The supporting cast adds texture. Athie’s natural, gentle performance and the wedding photographer played by Zoë Winters deserve special mention. Alana Haim plays Rachel with a sharpness that, depending on your reading of the film, makes her character either the most honest person in the room or the cruelest one.
What Critics Are Saying
The film currently holds an 85 percent score on Rotten Tomatoes. Early reviews are mixed, though there is consensus among critics about the quality of the two lead performances.
Deadline‘s Pete Hammond called it a “darkly funny, yet explosively honest movie” that is “bound to spark spirited conversation.” Empire Magazine gave it four stars, calling it “hilarious in that cruel, keen way that Borgli has proved to be a specialist.” The Guardian argued the film “delivers on its promise” and offers “a provocation, a jeu d’esprit of outrage, a psychological meltdown that is more astutely articulated than in many another more solemnly intended film.”
Not all critics agreed. Some found the film’s provocative central revelation to be in poor taste, and the Norwegian filmmaker’s approach to the subject matter — more interested in social awkwardness than in the phenomena themselves — struck some reviewers as deliberately unsettling without being sufficiently curious about what it provokes. Roger Ebert’s site noted that Charlie, like most of the supporting characters, exists largely as a device, with his soul-searching feeling facile and the film’s ending arriving as unearned.
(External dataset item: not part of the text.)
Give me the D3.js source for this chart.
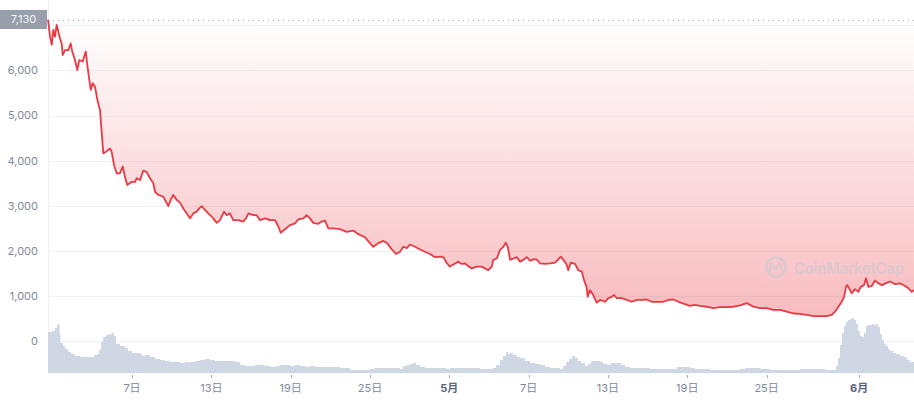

What most critics agree on is that The Drama is a film that refuses to settle into comfort. It is a high-wire balancing act marrying a twisted setup with a grounded atmosphere reminiscent of dialogue-heavy 1970s romantic comedies. Borgli uses memory-cutting techniques borrowed from his earlier work and recalibrates them into something closer to Ingmar Bergman’s Scenes from a Marriage — placing the viewer directly inside both characters’ perspectives, shifting between romantic memories, dark hypotheticals, and personal pasts.
The Borgli Factor
Understanding The Drama requires some context about its director. Kristoffer Borgli’s previous feature, Dream Scenario, starred Nicolas Cage as a man who begins appearing in strangers’ dreams. His films are structured around one impossible premise dropped into an otherwise recognizable domestic world, and then followed to its social and psychological conclusions with a kind of deadpan Norwegian precision.
The Drama is his most mature and ambitious feature to date, while still feeling entirely on-brand. It furthers his cerebral storytelling approach, ambitiously taken to the next level. Produced by Hereditary and Midsommar director Ari Aster alongside Lars Knudsen and Tyler Campellone, the film carries A24’s signature stamp — a studio that has built its identity around films that unsettle as much as they entertain.
Should You See It?
The Drama is not a traditional romantic comedy, despite what the marketing suggests. It is a film about how much of ourselves we reveal to our partners, how much we conceal, and what happens when the version of yourself your partner loves turns out to be incomplete. Whether Borgli fully delivers on the questions he raises is something audiences and critics are currently debating with genuine energy — and that debate is part of the point.
A24 has sold it as a starry, messy “how well do you really know your partner?” dramedy. It delivers on those expectations, shock factor and all. It is destined to be talked about — built for it, even. Anyone who sees it will have something to say.
The film is rated R, runs 1 hour and 45 minutes, and is in wide release now.